Lighthouse field for name (which he thinks should be mandatory), is just (long) text.

For description field he chose rich text (text that can be marked up).

Both starting and ending date of operating should be of type date, but while starting date should be
mandatory, John does not make end date mandatory, since the lighthouse can still be operational.

He decides that at 5 photos should be enough to convey a sense of place and show the lighthouse in
its landscape.

On a whim John decides to make another field for additional pdf documents, perhaps he finally has a
reason to put together the navigational aids he has thought of compiling.

Satisfied, he picks “Lighthouse” field as field for showing and moves on to “Style” by clicking on “Next” button.

Style tab in new layer wizard.

He is thrilled that there is an actual lighthouse symbol already available, and picks a colour. He notices the “Advanced editor” and “Edit legend” buttons, but itchy to start adding information, he decides he will check them out later, and moves on to copyrights, where he chooses an existing copyright (Sinergise, d.o.o.) to see what will that do. At the end, he clicks “Save” button.

Now he has additional layer in the list of layers (“Content” tab) in left side-bar.

Newly created layer is added to the content tab.

By clicking on “i” symbol, he gets the information about the layer, but it is the symbol just left to it that he is itching to try: it says “Add point” when he moves the mouse over it. A click on a map (on the approximate position of the lighthouse on a map), some typing, and John is almost finished.

Adding new point on map and additional data in left sidebar of the application.

He has the photos on another computer, but he is sure that he will be able to add the photos at a later time. Saving the data, changing the underlying map and zooming out, he is happy with his first input to Knowledge Hub – Sheeps Head lighthouse marking the southern tip of Bantry Bay.

Upon clicking on the lighthouse icon, John can view how others will see his entry.

Later next day John decides to add a legend. He opens “Content” tab, and clicks on “i” (info) button next to “Lighthouses” and then in “Layer” tab sees his layer information

Layer tab shows the information about layer, and “Pencil” button to start editing.

He clicks on the “pencil” button to edit his layer and in “General” tab finds the “Edit legend” button and adds two entries to his legend: a coloured lighthouse symbol for operational lighthouse and a black one for non-operational lighthouses.

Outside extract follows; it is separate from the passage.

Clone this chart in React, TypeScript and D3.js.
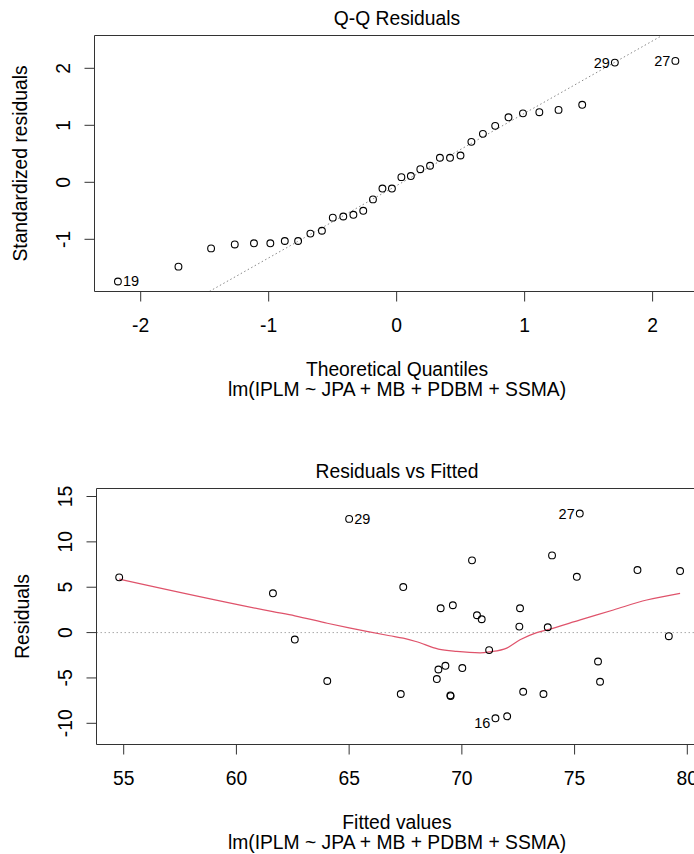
import React from "react";
import * as d3 from "d3";

// ---- Q-Q panel data ----
const qqTheoretical = [
  -2.178, -1.705, -1.450, -1.265, -1.115, -0.987, -0.874, -0.770, -0.674, -0.584,
  -0.499, -0.417, -0.338, -0.261, -0.185, -0.111, -0.037, 0.037, 0.111, 0.185,
  0.261, 0.338, 0.417, 0.499, 0.584, 0.674, 0.770, 0.874, 0.987, 1.115,
  1.265, 1.450, 1.705, 2.178,
];
const qqStdResid = [
  -1.74, -1.48, -1.16, -1.09, -1.07, -1.07, -1.03, -1.03, -0.90, -0.85,
  -0.62, -0.60, -0.57, -0.50, -0.30, -0.11, -0.11, 0.09, 0.11, 0.23,
  0.29, 0.43, 0.43, 0.47, 0.71, 0.85, 0.99, 1.14, 1.21, 1.23,
  1.27, 1.36, 2.10, 2.13,
];
const qqLabels = ["19", "", "", "", "", "", "", "", "", "", "", "", "", "", "", "", "",
  "", "", "", "", "", "", "", "", "", "", "", "", "", "", "", "29", "27"];
const qqLineIntercept = -0.057;
const qqLineSlope = 1.269;
const qqXTicks = [-2, -1, 0, 1, 2];
const qqYTicks = [-1, 0, 1, 2];

// ---- Residuals vs Fitted data ----
const fittedValues = [
  54.80, 61.62, 62.59, 64.03, 65.00, 67.40, 67.29, 69.06, 69.60, 70.45,
  70.67, 70.88, 71.21, 68.96, 69.27, 68.89, 70.02, 69.49, 69.50, 71.49,
  72.01, 72.55, 72.58, 72.72, 73.62, 73.81, 74.00, 75.10, 75.23, 76.04,
  76.13, 77.79, 79.18, 79.68,
];
const residuals = [
  6.09, 4.33, -0.77, -5.34, 12.53, 5.02, -6.77, 2.68, 3.01, 7.96,
  1.91, 1.47, -1.93, -4.07, -3.66, -5.12, -3.91, -6.92, -7.00, -9.45,
  -9.23, 0.66, 2.68, -6.52, -6.77, 0.59, 8.51, 6.15, 13.12, -3.19,
  -5.42, 6.89, -0.40, 6.78,
];
const residLabels = ["", "", "", "", "29", "", "", "", "", "", "", "", "", "", "", "", "",
  "", "", "16", "", "", "", "", "", "", "", "", "27", "", "", "", "", ""];
const smoothX = [54.80, 61.62, 62.59, 64.03, 65.00, 66.80, 67.40, 67.96, 68.96, 69.77,
  70.81, 71.25, 71.99, 72.58, 73.32, 73.77, 75.25, 76.72, 78.20, 79.68];
const smoothY = [5.90, 2.31, 1.85, 1.03, 0.52, -0.35, -0.62, -0.98, -1.82, -2.08,
  -2.23, -2.12, -1.71, -0.80, 0.0, 0.30, 1.40, 2.49, 3.59, 4.33];
const rvfXTicks = [55, 60, 65, 70, 75, 80];
const rvfYTicks = [-10, -5, 0, 5, 10, 15];

const FONT = "'Liberation Sans', Arial, sans-serif";
const FS = 19.3;
const AX = "#333";

export default function App() {
  // Top panel geometry
  const t = { left: 94.5, right: 700, top: 35.5, bottom: 291.5 };
  const qx = d3.scaleLinear().domain([-2, 2]).range([140.7, 652.6]);
  const qy = d3.scaleLinear().domain([2, -1]).range([68.3, 239.3]);

  // Bottom panel geometry
  const b = { left: 96.5, right: 702, top: 488.5, bottom: 744.5 };
  const fx = d3.scaleLinear().domain([55, 80]).range([123.7, 687.3]);
  const fy = d3.scaleLinear().domain([15, -10]).range([496.5, 723.3]);

  const qLineX0 = qx.invert(t.left);
  const qLineX1 = qx.invert(t.right);

  const smoothPts: [number, number][] = smoothX.map((v, i) => [v, smoothY[i]]);
  const smoothPath = d3.line<[number, number]>().x(d => fx(d[0])).y(d => fy(d[1])).curve(d3.curveMonotoneX)(smoothPts) || "";

  const labelPos: Record<string, { dx: number; anchor: string; dy: number }> = {
    "19": { dx: 5, anchor: "start", dy: 0 },
    "29q": { dx: -5, anchor: "end", dy: 0 },
    "27q": { dx: -5, anchor: "end", dy: 0 },
    "29": { dx: 5, anchor: "start", dy: 0 },
    "27": { dx: -5, anchor: "end", dy: 0 },
    "16": { dx: -5, anchor: "end", dy: 5 },
  };

  return (
    <svg width={694} height={854} style={{ position: "absolute", left: 0, top: 0, background: "#fff" }}
      fontFamily={FONT}>
      <defs>
        <clipPath id="clipTop"><rect x={t.left} y={t.top} width={t.right - t.left} height={t.bottom - t.top} /></clipPath>
        <clipPath id="clipBot"><rect x={b.left} y={b.top} width={b.right - b.left} height={b.bottom - b.top} /></clipPath>
      </defs>
      <rect x={0} y={0} width={694} height={854} fill="#fff" />

      {/* ===== TOP: Q-Q Residuals ===== */}
      <text x={397} y={18} fontSize={FS} textAnchor="middle" dominantBaseline="central" fill="#000">Q-Q Residuals</text>
      <g clipPath="url(#clipTop)">
        <line x1={qx(qLineX0)} y1={qy(qqLineIntercept + qqLineSlope * qLineX0)}
          x2={qx(qLineX1)} y2={qy(qqLineIntercept + qqLineSlope * qLineX1)}
          stroke="#888" strokeWidth={1} strokeDasharray="1.5,2.5" />
      </g>
      {qqTheoretical.map((xv, i) => (
        <circle key={"q" + i} cx={qx(xv)} cy={qy(qqStdResid[i])} r={3.4} fill="none" stroke="#000" strokeWidth={1.1} />
      ))}
      {qqTheoretical.map((xv, i) => {
        const lab = qqLabels[i];
        if (!lab) return null;
        const key = lab === "19" ? "19" : lab + "q";
        const p = labelPos[key];
        return (
          <text key={"ql" + i} x={qx(xv) + p.dx} y={qy(qqStdResid[i]) + p.dy} fontSize={14.5}
            textAnchor={p.anchor} dominantBaseline="central" fill="#000">{lab}</text>
        );
      })}
      <path d={`M${t.right},${t.top}H${t.left}V${t.bottom}H${t.right}`} fill="none" stroke={AX} strokeWidth={1} />
      {qqXTicks.map(v => (
        <g key={"qxt" + v}>
          <line x1={qx(v)} x2={qx(v)} y1={t.bottom} y2={t.bottom + 10} stroke={AX} />
          <text x={qx(v)} y={325} fontSize={FS} textAnchor="middle" dominantBaseline="central" fill="#000">{v}</text>
        </g>
      ))}
      {qqYTicks.map(v => (
        <g key={"qyt" + v}>
          <line x1={t.left - 10} x2={t.left} y1={qy(v)} y2={qy(v)} stroke={AX} />
          <text transform={`translate(63.5,${qy(v)}) rotate(-90)`} fontSize={FS} textAnchor="middle"
            dominantBaseline="central" fill="#000">{v}</text>
        </g>
      ))}
      <text transform={`translate(20,${(t.top + t.bottom) / 2}) rotate(-90)`} fontSize={FS} textAnchor="middle"
        dominantBaseline="central" fill="#000">Standardized residuals</text>
      <text x={397} y={369} fontSize={FS} textAnchor="middle" dominantBaseline="central" fill="#000">Theoretical Quantiles</text>
      <text x={397} y={389} fontSize={FS} textAnchor="middle" dominantBaseline="central" fill="#000">lm(IPLM ~ JPA + MB + PDBM + SSMA)</text>

      {/* ===== BOTTOM: Residuals vs Fitted ===== */}
      <text x={397} y={471} fontSize={FS} textAnchor="middle" dominantBaseline="central" fill="#000">Residuals vs Fitted</text>
      <g clipPath="url(#clipBot)">
        <line x1={b.left} x2={b.right} y1={fy(0)} y2={fy(0)} stroke="#aaa" strokeWidth={1} strokeDasharray="1.5,2.5" />
        <path d={smoothPath} fill="none" stroke="#DF536B" strokeWidth={1.2} />
      </g>
      {fittedValues.map((xv, i) => (
        <circle key={"r" + i} cx={fx(xv)} cy={fy(residuals[i])} r={3.4} fill="none" stroke="#000" strokeWidth={1.1} />
      ))}
      {fittedValues.map((xv, i) => {
        const lab = residLabels[i];
        if (!lab) return null;
        const p = labelPos[lab];
        return (
          <text key={"rl" + i} x={fx(xv) + p.dx} y={fy(residuals[i]) + p.dy} fontSize={14.5}
            textAnchor={p.anchor} dominantBaseline="central" fill="#000">{lab}</text>
        );
      })}
      <path d={`M${b.right},${b.top}H${b.left}V${b.bottom}H${b.right}`} fill="none" stroke={AX} strokeWidth={1} />
      {rvfXTicks.map(v => (
        <g key={"rxt" + v}>
          <line x1={fx(v)} x2={fx(v)} y1={b.bottom} y2={b.bottom + 10} stroke={AX} />
          <text x={fx(v)} y={778} fontSize={FS} textAnchor="middle" dominantBaseline="central" fill="#000">{v}</text>
        </g>
      ))}
      {rvfYTicks.map(v => (
        <g key={"ryt" + v}>
          <line x1={b.left - 10} x2={b.left} y1={fy(v)} y2={fy(v)} stroke={AX} />
          <text transform={`translate(65.5,${fy(v)}) rotate(-90)`} fontSize={FS} textAnchor="middle"
            dominantBaseline="central" fill="#000">{v}</text>
        </g>
      ))}
      <text transform={`translate(22,${(b.top + b.bottom) / 2}) rotate(-90)`} fontSize={FS} textAnchor="middle"
        dominantBaseline="central" fill="#000">Residuals</text>
      <text x={397} y={822} fontSize={FS} textAnchor="middle" dominantBaseline="central" fill="#000">Fitted values</text>
      <text x={397} y={842} fontSize={FS} textAnchor="middle" dominantBaseline="central" fill="#000">lm(IPLM ~ JPA + MB + PDBM + SSMA)</text>
    </svg>
  );
}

Now the layer information also has a nice legend, making the map a bit nicer to read.

Layer tab shows with the new legend.

In the evening he meets his lighthouses-enthusiastic friends and quite happy with his work on Knowledge Hub, tells them about it. He not surprised that they wanted to contribute themselves. So upon arriving home, he logs to the Knowledge Hub and edits the layer again. He sets the permissions to “Edit data” and then shares the link via e-mail. His friends can now, upon registering and logging in to the Knowledge Hub, help build him a proper map of lighthouses. Hurrah!

Share link panel. Reader can try to add an example himself here.

Let’s now imagine John and his friends vigorously adding content. After few months, almost all the Ireland's lighthouses have been added. The word about the project has spread, and even resulted in a few local newspaper articles around the country. It seems that his layer is becoming quite popular. John is happy to find out that what he started has now been added to other thematic maps on Knowledge Hub: it is part of the content on points of interest in Cork County, it is part of the EU wide initiative to catalogue lighthouses, and some of the lighthouses are linked in the Ireland Heritage places.

In order to make Knowledge Hub as user friendly and easy to use, we welcome every suggestion, both from Hercules partners and general public. Additional tutorial videos and other material will be also be created and added to the Knowledge Hub based on suggestions and requests Knowledge Hub’s users.